Selain ekonomi, isu lain yang perlu diperhatikan dalam kerangka hubungan Indonesia-Tiongkok adalah masalah Laut China Selatan (LCS). Kawasan tersebut hingga kini merupakan wilayah sengketa antara Tiongkok dengan Filipina, Vietnam, Brunei, dan Malaysia. Karena Tiongkok menggunakan klaim wilayah tersebut berdasarkan sembilan garis putus-putus (nine dashed line). Garis-garis itu sedikit menyinggung wilayah zona ekonomi eksklusif (ZEE) Indonesia di Natuna Utara.

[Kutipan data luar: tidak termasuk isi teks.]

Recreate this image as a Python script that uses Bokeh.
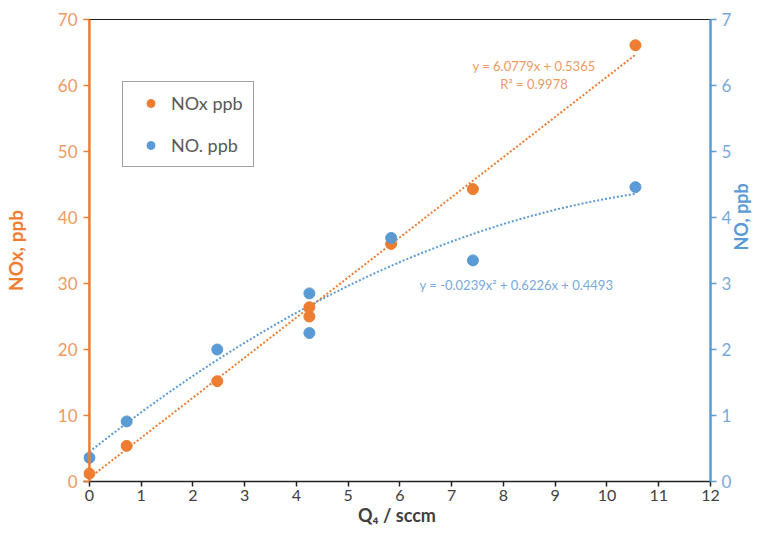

Akan tetapi, hingga kini Indonesia tetap tidak berstatus sebagai negara klaiman. Lantaran pada prinsipnya, Indonesia tidak mengakui klaim sembilan garis putus-putus Tiongkok yang tidak mempunyai dasar hukum internasional.

Tidak ayal, isu Laut China Selatan sempat menghangat dalam hubungan Indonesia-Tiongkok ketika kapal perang Indonesia menangkap kapal nelayan Tiongkok yang dianggap melakukan pelanggaran wilayah pada 2016. Bahkan, pada tahun 2017, mencuat isu penggantian nama perairan Indonesia di Laut China Selatan menjadi Laut Natuna Utara oleh pemerintah Indonesia, dan ini suatu yang sangat ditentang oleh Tiongkok.

Di luar kedua hal tersebut, isu yang perlu menjadi perhatian untuk beberapa tahun ke depan adalah faktor geopolitik yang berkaitan dengan perebutan pengaruh antara Tiongkok dan Amerika Serikat di tataran global. Pada konteks ini, Indonesia mau tidak mau menyadari posisinya dalam konsepsi ruang, batas imajiner antar negara, konsepsi kekuatan politik, dan konsepsi keamanan negara yang terkait dengan posisinya dalam konstelasi internasional. Di titik inilah, menjadi krusial bagi Indonesia untuk mengantisipasi dinamika hubungan Tiongkok-AS.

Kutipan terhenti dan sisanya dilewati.